Rewriting bad restrictions

The court can sometimes remove parts of a restrictive covenant, where those parts would have prevented it from being enforceable (known as ‘blue pencilling’). However, there is limited scope for this, and the court can’t rewrite a restriction that was badly drafted in the first place. For example, if the court thinks a 24-month restriction against soliciting customers is unreasonable in the circumstances, but it would have allowed the same restriction if it only lasted for six months, it can’t simply replace the 24 months with six months and enforce the restriction.

Injunctions against former employees

It’s important to act quickly when you become aware of a possible breach of a restrictive covenant, or you might lose the chance to obtain an effective remedy.

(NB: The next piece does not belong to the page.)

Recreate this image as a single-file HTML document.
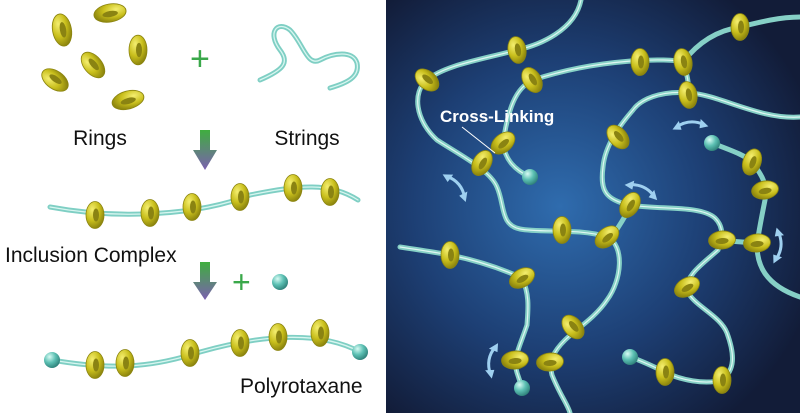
<!DOCTYPE html>
<html><head><meta charset="utf-8"><style>
html,body{margin:0;padding:0;background:#fff}
svg{display:block}
text{font-family:"Liberation Sans",sans-serif}
</style></head><body>
<svg width="800" height="413" viewBox="0 0 800 413" xmlns="http://www.w3.org/2000/svg">
<defs>
<radialGradient id="bg" cx="0.42" cy="0.5" r="0.65">
<stop offset="0" stop-color="#2f6cae"/><stop offset="0.55" stop-color="#1d3f74"/><stop offset="1" stop-color="#121c38"/>
</radialGradient>
<radialGradient id="rg" cx="0.35" cy="0.3" r="0.8">
<stop offset="0" stop-color="#f4ee70"/><stop offset="0.5" stop-color="#c9bf1c"/><stop offset="1" stop-color="#7d760a"/>
</radialGradient>
<radialGradient id="bl" cx="0.35" cy="0.3" r="0.75">
<stop offset="0" stop-color="#d8fbf4"/><stop offset="0.5" stop-color="#5cc0b3"/><stop offset="1" stop-color="#2c7d76"/>
</radialGradient>
<linearGradient id="ar" x1="0" y1="0" x2="0" y2="1">
<stop offset="0" stop-color="#3fae3f"/><stop offset="1" stop-color="#7b5fb0"/>
</linearGradient>
<g id="ring"><ellipse rx="9" ry="13.5" fill="url(#rg)" stroke="#8c8510" stroke-width="0.8"/><ellipse cx="1" rx="3" ry="6.5" fill="#8a8312"/></g>
<g id="ball"><circle r="8" fill="url(#bl)"/></g>
<g id="darr"><path d="M-14,3 Q0,-5 14,3" fill="none" stroke="#9fd0f0" stroke-width="3"/><path d="M-18,5 L-11,-3 L-9,6 Z M18,5 L11,-3 L9,6 Z" fill="#9fd0f0"/></g>
</defs>
<rect x="0" y="0" width="386" height="413" fill="#fff"/>
<rect x="386" y="0" width="414" height="413" fill="url(#bg)"/>

<g fill="none" stroke-linecap="round">
<path d="M260,80 C283,70 290,63 280,50 C267,33 277,20 290,30 C303,43 307,67 320,60 C333,53 353,50 357,63 C360,77 347,83 330,88" stroke="#7fcfc4" stroke-width="5"/>
<path d="M260,80 C283,70 290,63 280,50 C267,33 277,20 290,30 C303,43 307,67 320,60 C333,53 353,50 357,63 C360,77 347,83 330,88" stroke="#d8f6f0" stroke-width="1.3"/>
<path d="M50,207 C120,220 200,215 250,195 C300,185 330,182 358,200" stroke="#7fcfc4" stroke-width="5"/>
<path d="M50,207 C120,220 200,215 250,195 C300,185 330,182 358,200" stroke="#d8f6f0" stroke-width="1.3"/>
<path d="M52,360 C120,372 160,365 200,352 C260,335 320,330 360,352" stroke="#7fcfc4" stroke-width="5"/>
<path d="M52,360 C120,372 160,365 200,352 C260,335 320,330 360,352" stroke="#d8f6f0" stroke-width="1.3"/>
</g>
<use href="#ring" transform="translate(62,30) rotate(-10) scale(1.05,1.2)"/>
<use href="#ring" transform="translate(110,13) rotate(80) scale(1,1.2)"/>
<use href="#ring" transform="translate(138,50) scale(1,1.1)"/>
<use href="#ring" transform="translate(93,65) rotate(-40) scale(1,1.1)"/>
<use href="#ring" transform="translate(55,80) rotate(-55) scale(1,1.1)"/>
<use href="#ring" transform="translate(128,100) rotate(75) scale(1,1.2)"/>
<text x="190" y="70" font-size="34" fill="#3aa84a">+</text>
<text x="100" y="145" font-size="21" text-anchor="middle" fill="#111">Rings</text>
<text x="307" y="145" font-size="21" text-anchor="middle" fill="#111">Strings</text>
<path d="M200,130 H210 V150 H217 L205,170 L193,150 H200 Z" fill="url(#ar)"/>
<use href="#ring" transform="translate(95,215)"/>
<use href="#ring" transform="translate(150,213)"/>
<use href="#ring" transform="translate(192,207)"/>
<use href="#ring" transform="translate(240,197)"/>
<use href="#ring" transform="translate(293,188)"/>
<use href="#ring" transform="translate(330,192)"/>
<text x="5" y="262" font-size="21" fill="#111">Inclusion Complex</text>
<path d="M200,262 H210 V282 H217 L205,300 L193,282 H200 Z" fill="url(#ar)"/>
<text x="232" y="293" font-size="32" fill="#3aa84a">+</text>
<use href="#ball" transform="translate(280,282)"/>
<use href="#ball" transform="translate(52,360)"/>
<use href="#ball" transform="translate(360,352)"/>
<use href="#ring" transform="translate(95,365)"/>
<use href="#ring" transform="translate(125,363)"/>
<use href="#ring" transform="translate(190,353)"/>
<use href="#ring" transform="translate(240,343)"/>
<use href="#ring" transform="translate(278,337)"/>
<use href="#ring" transform="translate(320,333)"/>
<text x="240" y="393" font-size="21" fill="#111">Polyrotaxane</text>

<g fill="none" stroke-linecap="round" stroke="#86d0c6" stroke-width="5">
<path d="M581,0 C575,30 540,45 517,50 C480,60 445,65 427,80 C412,92 415,120 437,140 C460,155 490,170 497,187 C505,205 500,225 520,229 C540,233 580,228 607,237 C625,245 622,280 607,300 C595,318 575,330 565,340 C555,350 548,360 552,375 C560,395 568,405 570,413"/>
<path d="M800,117 C760,120 720,95 690,93 C660,90 640,100 633,110 C620,125 605,145 603,167 C600,190 605,200 630,205 C660,210 700,205 715,218 C725,228 722,240 718,250 C705,262 685,275 687,290 C692,305 720,315 727,333 C735,355 735,370 722,380 C705,385 680,380 665,372 C650,365 640,360 630,357"/>
<path d="M688,95 C690,80 685,70 683,62 C670,58 600,58 533,80 C515,88 508,110 503,143 C505,160 515,170 530,177"/>
<path d="M683,62 C700,40 720,30 740,27 C760,22 780,17 800,17"/>
<path d="M712,143 C730,150 745,155 752,162 C762,175 768,185 765,200 C762,215 758,235 757,245 C757,265 765,285 800,297"/>
<path d="M400,247 C420,250 440,253 450,255 C475,260 500,268 522,278 C530,295 528,310 527,325 C522,340 515,355 515,365 C518,378 521,383 522,388"/>
<path d="M630,205 C625,220 615,230 612,238"/>
<path d="M722,240 C735,242 745,242 757,243"/>
</g>
<g fill="none" stroke-linecap="round" stroke="#dff7f2" stroke-width="1.2">
<path d="M581,0 C575,30 540,45 517,50 C480,60 445,65 427,80 C412,92 415,120 437,140 C460,155 490,170 497,187 C505,205 500,225 520,229 C540,233 580,228 607,237 C625,245 622,280 607,300 C595,318 575,330 565,340 C555,350 548,360 552,375 C560,395 568,405 570,413"/>
<path d="M800,117 C760,120 720,95 690,93 C660,90 640,100 633,110 C620,125 605,145 603,167 C600,190 605,200 630,205 C660,210 700,205 715,218 C725,228 722,240 718,250 C705,262 685,275 687,290 C692,305 720,315 727,333 C735,355 735,370 722,380 C705,385 680,380 665,372 C650,365 640,360 630,357"/>
<path d="M688,95 C690,80 685,70 683,62 C670,58 600,58 533,80 C515,88 508,110 503,143 C505,160 515,170 530,177"/>
<path d="M400,247 C420,250 440,253 450,255 C475,260 500,268 522,278 C530,295 528,310 527,325 C522,340 515,355 515,365 C518,378 521,383 522,388"/>
</g>
<use href="#ring" transform="translate(517,50) rotate(-10)"/>
<use href="#ring" transform="translate(427,80) rotate(-50)"/>
<use href="#ring" transform="translate(532,80) rotate(-30)"/>
<use href="#ring" transform="translate(640,62)"/>
<use href="#ring" transform="translate(683,62) rotate(-10)"/>
<use href="#ring" transform="translate(688,95) rotate(-10)"/>
<use href="#ring" transform="translate(740,27)"/>
<use href="#ring" transform="translate(503,143) rotate(50)"/>
<use href="#ring" transform="translate(482,163) rotate(30)"/>
<use href="#ring" transform="translate(618,137) rotate(-40)"/>
<use href="#ring" transform="translate(752,162) rotate(20)"/>
<use href="#ring" transform="translate(765,190) rotate(80)"/>
<use href="#ring" transform="translate(562,230)"/>
<use href="#ring" transform="translate(630,205) rotate(30)"/>
<use href="#ring" transform="translate(607,237) rotate(50)"/>
<use href="#ring" transform="translate(722,240) rotate(85)"/>
<use href="#ring" transform="translate(757,243) rotate(85)"/>
<use href="#ring" transform="translate(450,255)"/>
<use href="#ring" transform="translate(522,278) rotate(60)"/>
<use href="#ring" transform="translate(687,287) rotate(60)"/>
<use href="#ring" transform="translate(573,327) rotate(-40)"/>
<use href="#ring" transform="translate(515,360) rotate(85)"/>
<use href="#ring" transform="translate(550,362) rotate(85)"/>
<use href="#ring" transform="translate(665,372)"/>
<use href="#ring" transform="translate(722,380)"/>
<use href="#ball" transform="translate(530,177)"/>
<use href="#ball" transform="translate(712,143)"/>
<use href="#ball" transform="translate(630,357)"/>
<use href="#ball" transform="translate(522,388)"/>
<use href="#darr" transform="translate(458,185) rotate(50)"/>
<use href="#darr" transform="translate(690,123) rotate(-5)"/>
<use href="#darr" transform="translate(643,188) rotate(25)"/>
<use href="#darr" transform="translate(780,246) rotate(95)"/>
<use href="#darr" transform="translate(490,360) rotate(-80)"/>
<line x1="462" y1="127" x2="495" y2="153" stroke="#fff" stroke-width="1"/>
<text x="440" y="122" font-size="17" font-weight="bold" fill="#fff">Cross-Linking</text>
</svg>
</body></html>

For example: one of your top salespeople joined a competitor four months ago and she has a six-month non-compete restriction. You haven’t done anything about it yet as you weren’t too bothered at first, but now you’re losing a lot of business to them so you want to go in hard and get an injunction to stop her working there for the next two months.

Here, a court is unlikely to grant an injunction after such a delay and with only a relatively short part of the restricted period remaining, even if the non-compete restriction is enforceable. You could still have a claim for damages for breach of contract, but it can be difficult to prove what loss has been caused by the employee’s breach – which is why injunctions are often sought, and granted, in the first place.